Na democracia não há espaço para o falso liberalismo de Bolsonaro nem para a ameaça de Dirceu

“Nunca antes na história deste país” (com a devida licença do presidiário Lula), desde a redemocratização, um processo eleitoral foi tão conturbado e polarizado como o de agora. Insultos, impropérios, ameaças, conjecturas bizarras, teorias da conspiração. Eis o cardápio das eleições de 2018, especificamente da corrida presidencial, onde o extremismo da direita e o da esquerda medem forças a todo momento.

Provocações e xingamentos à parte, é preciso reconhecer que, independentemente de quem seja o vencedor, o único perdedor será o Brasil. Além disso, o País corre o risco de dar largos passos na direção do retrocesso e do obscurantismo, com direito a ameaças claras à democracia. Talvez o Estado de Direito role precipício abaixo.

O nível de tensão que reina em todos os quadrantes nacionais está tão elevado, que qualquer letra fora do lugar em matéria jornalística é motivo para desconfianças. Considerando que em períodos efervescentes, como agora, uma manchete bombástica faz a alegria dos veículos de comunicação, provocar os entrevistados, arrancando o que der de suas vísceras, é receita de sucesso.

Outrora homem forte do primeiro governo Lula, até ser dragado pelo escândalo do Mensalão do PT, José Dirceu está a percorrer o Brasil para lançar o livro que escreveu nos anos em que ficou encarcerado. Tem aproveitado a liberdade concedida à sombra de bisonha decisão da Segunda Turma do Supremo Tribunal Federal (STF), que, em ato de compadrio e desrespeitando decisão do plenário da Corte, mudou entendimento acerca da prisão após condenação em segunda instância.

Perguntado sobre a possibilidade de o PT, na figura do candidato Fernando Haddad, vencer a eleição presidencial e não levar, por causa de eventual reação da extrema direita, Dirceu não pensou duas vezes para responder ao jornalista do espanhol El País: “Acho improvável que o Brasil caminhará para um desastre total. Na comunidade internacional isso não vai ser aceito. E dentro do país é uma questão de tempo pra gente tomar o poder. Aí nós vamos tomar o poder, que é diferente de ganhar uma eleição.”


O UCHO.INFO abomina a tese do contexto para justificar declarações estapafúrdias, como muitas que têm surgido no picadeiro eleitoral, mas é preciso considerar que de ambos os lados – direita e esquerda – sobram provocações. O que não significa que a cautela deva ser abandonada. Afinal, ditadura será sempre ditadura, não importando se de direita ou de esquerda.

A fala de José Dirceu, que não tem vocação para querubim, é preocupante e merece atenção, mas declarações do gênero “corda esticada” resultam da radicalização que tomou conta do processo eleitoral.

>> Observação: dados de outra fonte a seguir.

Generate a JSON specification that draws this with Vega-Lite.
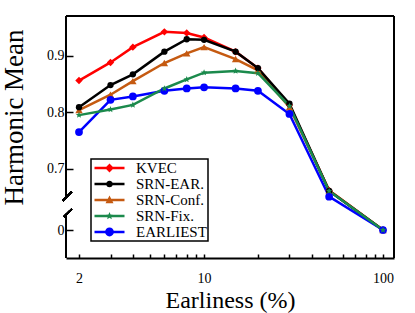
{
  "$schema": "https://vega.github.io/schema/vega-lite/v6.json",
  "width": 328,
  "height": 242,
  "autosize": {"type": "none"},
  "padding": {"left": 66, "top": 16, "right": 21, "bottom": 55},
  "background": "white",
  "config": {"view": {"stroke": null}, "font": "Times New Roman, Liberation Serif, DejaVu Serif, serif"},
  "data": {"values": [
    {"method": "KVEC", "e": 2, "hm": 0.856}, {"method": "KVEC", "e": 3, "hm": 0.888}, {"method": "KVEC", "e": 4, "hm": 0.915}, {"method": "KVEC", "e": 6, "hm": 0.942}, {"method": "KVEC", "e": 8, "hm": 0.940}, {"method": "KVEC", "e": 10, "hm": 0.932}, {"method": "KVEC", "e": 15, "hm": 0.907}, {"method": "KVEC", "e": 20, "hm": 0.878}, {"method": "KVEC", "e": 30, "hm": 0.813}, {"method": "KVEC", "e": 50, "hm": 0.662}, {"method": "KVEC", "e": 100, "hm": 0},
    {"method": "SRN-Conf.", "e": 2, "hm": 0.804}, {"method": "SRN-Conf.", "e": 3, "hm": 0.831}, {"method": "SRN-Conf.", "e": 4, "hm": 0.855}, {"method": "SRN-Conf.", "e": 6, "hm": 0.887}, {"method": "SRN-Conf.", "e": 8, "hm": 0.904}, {"method": "SRN-Conf.", "e": 10, "hm": 0.915}, {"method": "SRN-Conf.", "e": 15, "hm": 0.894}, {"method": "SRN-Conf.", "e": 20, "hm": 0.874}, {"method": "SRN-Conf.", "e": 30, "hm": 0.809}, {"method": "SRN-Conf.", "e": 50, "hm": 0.662}, {"method": "SRN-Conf.", "e": 100, "hm": 0},
    {"method": "SRN-EAR.", "e": 2, "hm": 0.809}, {"method": "SRN-EAR.", "e": 3, "hm": 0.848}, {"method": "SRN-EAR.", "e": 4, "hm": 0.867}, {"method": "SRN-EAR.", "e": 6, "hm": 0.907}, {"method": "SRN-EAR.", "e": 8, "hm": 0.929}, {"method": "SRN-EAR.", "e": 10, "hm": 0.928}, {"method": "SRN-EAR.", "e": 15, "hm": 0.907}, {"method": "SRN-EAR.", "e": 20, "hm": 0.878}, {"method": "SRN-EAR.", "e": 30, "hm": 0.815}, {"method": "SRN-EAR.", "e": 50, "hm": 0.661}, {"method": "SRN-EAR.", "e": 100, "hm": 0},
    {"method": "EARLIEST", "e": 2, "hm": 0.765}, {"method": "EARLIEST", "e": 3, "hm": 0.822}, {"method": "EARLIEST", "e": 4, "hm": 0.828}, {"method": "EARLIEST", "e": 6, "hm": 0.838}, {"method": "EARLIEST", "e": 8, "hm": 0.842}, {"method": "EARLIEST", "e": 10, "hm": 0.844}, {"method": "EARLIEST", "e": 15, "hm": 0.842}, {"method": "EARLIEST", "e": 20, "hm": 0.838}, {"method": "EARLIEST", "e": 30, "hm": 0.797}, {"method": "EARLIEST", "e": 50, "hm": 0.651}, {"method": "EARLIEST", "e": 100, "hm": 0},
    {"method": "SRN-Fix.", "e": 2, "hm": 0.795}, {"method": "SRN-Fix.", "e": 3, "hm": 0.805}, {"method": "SRN-Fix.", "e": 4, "hm": 0.813}, {"method": "SRN-Fix.", "e": 6, "hm": 0.842}, {"method": "SRN-Fix.", "e": 8, "hm": 0.858}, {"method": "SRN-Fix.", "e": 10, "hm": 0.870}, {"method": "SRN-Fix.", "e": 15, "hm": 0.873}, {"method": "SRN-Fix.", "e": 20, "hm": 0.869}, {"method": "SRN-Fix.", "e": 30, "hm": 0.811}, {"method": "SRN-Fix.", "e": 50, "hm": 0.661}, {"method": "SRN-Fix.", "e": 100, "hm": 0}
  ]},
  "layer": [
    {
      "mark": {"type": "line", "strokeWidth": 2.5},
      "encoding": {
        "x": {"field": "e", "type": "quantitative",
          "scale": {"type": "log", "domain": [1.692, 115.2], "nice": false},
          "axis": {"values": [2,3,4,5,6,7,8,9,10,20,30,40,50,60,70,80,90,100],
            "labelExpr": "indexof([2,10,100], datum.value) >= 0 ? format(datum.value, 'd') : ''",
            "grid": false, "tickSize": -4, "tickWidth": 1.5, "tickColor": "black",
            "domainColor": "black", "domainWidth": 2,
            "labelFont": "Times New Roman, Liberation Serif, DejaVu Serif, serif", "labelFontSize": 14, "labelColor": "black", "labelPadding": 17,
            "title": "Earliness (%)", "titleFont": "Times New Roman, Liberation Serif, DejaVu Serif, serif", "titleFontSize": 24, "titleFontWeight": "normal",
            "titleColor": "black", "titleBaseline": "alphabetic", "titleY": 49.5}},
        "y": {"field": "hm", "type": "quantitative",
          "scale": {"domain": [-0.0495, 0, 0.64, 0.97], "range": [242, 214, 186.9, 0], "zero": false, "nice": false},
          "axis": {"values": [0, 0.7, 0.8, 0.9],
            "labelExpr": "datum.value === 0 ? '0' : format(datum.value, '.1f')",
            "grid": false, "domain": false, "tickSize": -7, "tickWidth": 1.5, "tickColor": "black",
            "labelFont": "Times New Roman, Liberation Serif, DejaVu Serif, serif", "labelFontSize": 14, "labelColor": "black", "labelPadding": 9,
            "title": "Harmonic Mean", "titleFont": "Times New Roman, Liberation Serif, DejaVu Serif, serif", "titleFontSize": 27, "titleFontWeight": "normal",
            "titleColor": "black", "titleBaseline": "alphabetic", "titleAlign": "center", "titleAngle": -90, "titleX": -44, "titleY": 101}},
        "color": {"field": "method", "type": "nominal",
          "scale": {"domain": ["KVEC", "SRN-EAR.", "SRN-Conf.", "SRN-Fix.", "EARLIEST"],
                    "range": ["#ff0000", "#000000", "#c55a11", "#1b8a4c", "#0000ff"]},
          "legend": {"title": null, "orient": "none", "legendX": 25, "legendY": 143,
            "padding": 1, "strokeColor": "black", "fillColor": "white",
            "symbolSize": 256, "symbolOffset": 9.5, "labelOffset": 18.5, "rowPadding": -0.6,
            "labelFont": "Times New Roman, Liberation Serif, DejaVu Serif, serif", "labelFontSize": 15, "labelColor": "black",
            "encode": {
              "legend": {"update": {"strokeWidth": {"value": 1.5}}},
              "symbols": {"update": {
              "shape": {"signal": "datum.value === 'KVEC' ? 'M-1.875,-0.16L1.875,-0.16L1.875,0.16L-1.875,0.16ZM0,-0.55L0.55,0L0,0.55L-0.55,0Z' : datum.value === 'SRN-EAR.' ? 'M-1.875,-0.16L1.875,-0.16L1.875,0.16L-1.875,0.16ZM-0.42,0A0.42,0.42,0,1,1,0.42,0A0.42,0.42,0,1,1,-0.42,0Z' : datum.value === 'SRN-Conf.' ? 'M-1.875,-0.16L1.875,-0.16L1.875,0.16L-1.875,0.16ZM0,-0.55L0.5,0.4L-0.5,0.4Z' : datum.value === 'SRN-Fix.' ? 'M-1.875,-0.16L1.875,-0.16L1.875,0.16L-1.875,0.16ZM0,-0.5L0.13,-0.18L0.48,-0.15L0.21,0.07L0.29,0.4L0,0.22L-0.29,0.4L-0.21,0.07L-0.48,-0.15L-0.13,-0.18Z' : 'M-1.875,-0.16L1.875,-0.16L1.875,0.16L-1.875,0.16ZM-0.55,0A0.55,0.55,0,1,1,0.55,0A0.55,0.55,0,1,1,-0.55,0Z'"},
              "fill": {"scale": "color", "field": "value"},
              "fillOpacity": {"value": 1},
              "strokeWidth": {"value": 0}
            }}}}
        }
      }
    },
    {
      "transform": [{"filter": "datum.method === 'KVEC'"}],
      "mark": {"type": "point", "filled": true, "opacity": 1, "shape": "diamond", "size": 55, "color": "#ff0000"},
      "encoding": {"x": {"field": "e", "type": "quantitative"}, "y": {"field": "hm", "type": "quantitative"}}
    },
    {
      "transform": [{"filter": "datum.method === 'SRN-Conf.'"}],
      "mark": {"type": "point", "filled": true, "opacity": 1, "shape": "triangle-up", "size": 55, "color": "#c55a11"},
      "encoding": {"x": {"field": "e", "type": "quantitative"}, "y": {"field": "hm", "type": "quantitative"}}
    },
    {
      "transform": [{"filter": "datum.method === 'SRN-EAR.'"}],
      "mark": {"type": "point", "filled": true, "opacity": 1, "shape": "circle", "size": 40, "color": "#000000"},
      "encoding": {"x": {"field": "e", "type": "quantitative"}, "y": {"field": "hm", "type": "quantitative"}}
    },
    {
      "transform": [{"filter": "datum.method === 'EARLIEST'"}],
      "mark": {"type": "point", "filled": true, "opacity": 1, "shape": "circle", "size": 60, "color": "#0000ff"},
      "encoding": {"x": {"field": "e", "type": "quantitative"}, "y": {"field": "hm", "type": "quantitative"}}
    },
    {
      "transform": [{"filter": "datum.method === 'SRN-Fix.'"}],
      "mark": {"type": "point", "filled": true, "opacity": 1, "shape": "M0,-1L0.265,-0.364L0.951,-0.309L0.428,0.139L0.588,0.809L0,0.45L-0.588,0.809L-0.428,0.139L-0.951,-0.309L-0.265,-0.364Z", "size": 45, "color": "#1b8a4c"},
      "encoding": {"x": {"field": "e", "type": "quantitative"}, "y": {"field": "hm", "type": "quantitative"}}
    },
    {
      "mark": {"type": "rule", "strokeWidth": 2, "color": "black"},
      "encoding": {"y": {"datum": 0.97}}
    },
    {
      "mark": {"type": "rule", "strokeWidth": 2, "color": "black"},
      "encoding": {"x": {"datum": 115.2}}
    },
    {
      "mark": {"type": "rule", "strokeWidth": 2, "color": "black"},
      "encoding": {"x": {"datum": 1.692}, "y": {"datum": 0.97}, "y2": {"datum": 0.65}}
    },
    {
      "mark": {"type": "rule", "strokeWidth": 2, "color": "black"},
      "encoding": {"x": {"datum": 1.692}, "y": {"datum": 0.354}, "y2": {"datum": -0.0495}}
    },
    {
      "mark": {"type": "rule", "strokeWidth": 1.5, "color": "black"},
      "encoding": {"x": {"datum": 1.82}, "x2": {"datum": 1.621}, "y": {"datum": 0.6597}, "y2": {"datum": 0.6438}}
    },
    {
      "mark": {"type": "rule", "strokeWidth": 1.5, "color": "black"},
      "encoding": {"x": {"datum": 1.82}, "x2": {"datum": 1.649}, "y": {"datum": 0.489}, "y2": {"datum": 0.314}}
    }
  ]
}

Não é de hoje que este portal alerta para o perigo que representa o discurso cada vez mais radical de Jair Bolsonaro e sua trupe. Mesmo assim, seus apoiadores ignoraram nossos alertas, porque, preguiçosos políticos que são, apostam na truculência como forma de solucionar os problemas do País.

Sempre insistimos na tese de que o extremismo direitista abriria caminho para o retorno da esquerda bandoleira ao poder. Corroída pelas consequências nefastas de seguidos escândalos de corrupção e pelos persistentes efeitos colaterais da maior crise econômica da história, a cambaleante esquerda encontrou sua tábua de salvação. E dela vem tirando proveito.

Sobre “tomar o poder”, como afirmou José Dirceu ao El País, não é algo tão simples quanto brincar de Forte Apache na sala de casa. Carece, em primeiro lugar, vencer a eleição. Depois, plano sobre a escrivaninha, é preciso ter ao lado alguém que garanta o sucesso de uma empreitada nada fácil. Apesar dessas considerações, manter os olhos abertos é impositivo. Lembrando que quem vencer a eleição tomará posse.

Por outro lado, José Dirceu já não pode contar com os “companheiros” da velha guarda para colocar em prática a ideologia guerrilheira de priscas eras. Tomando por base que a estimativa de vida do brasileiro é de 74 anos, em média, José Dirceu, aos 72, já pode ser considerado como um comunista quase de pijama. Além disso, o estresse da militância e dos tempos de clandestinidade pesa na reta final.

O Brasil mudou, é fato, mas o comodismo modorrento do brasileiro em questões políticas exige que estejamos sempre atentos, pois lufadas de totalitarismo têm soprado de todos os lados. Para o flerte de Jair Bolsonaro com o retrocesso não há uma nesga de espaço nos tempos de hoje, assim como não há para a resposta ameaçadora de José Dirceu, mesmo diante de uma pergunta capciosa. Liberdade, liberdade, abra as asas sobre nós.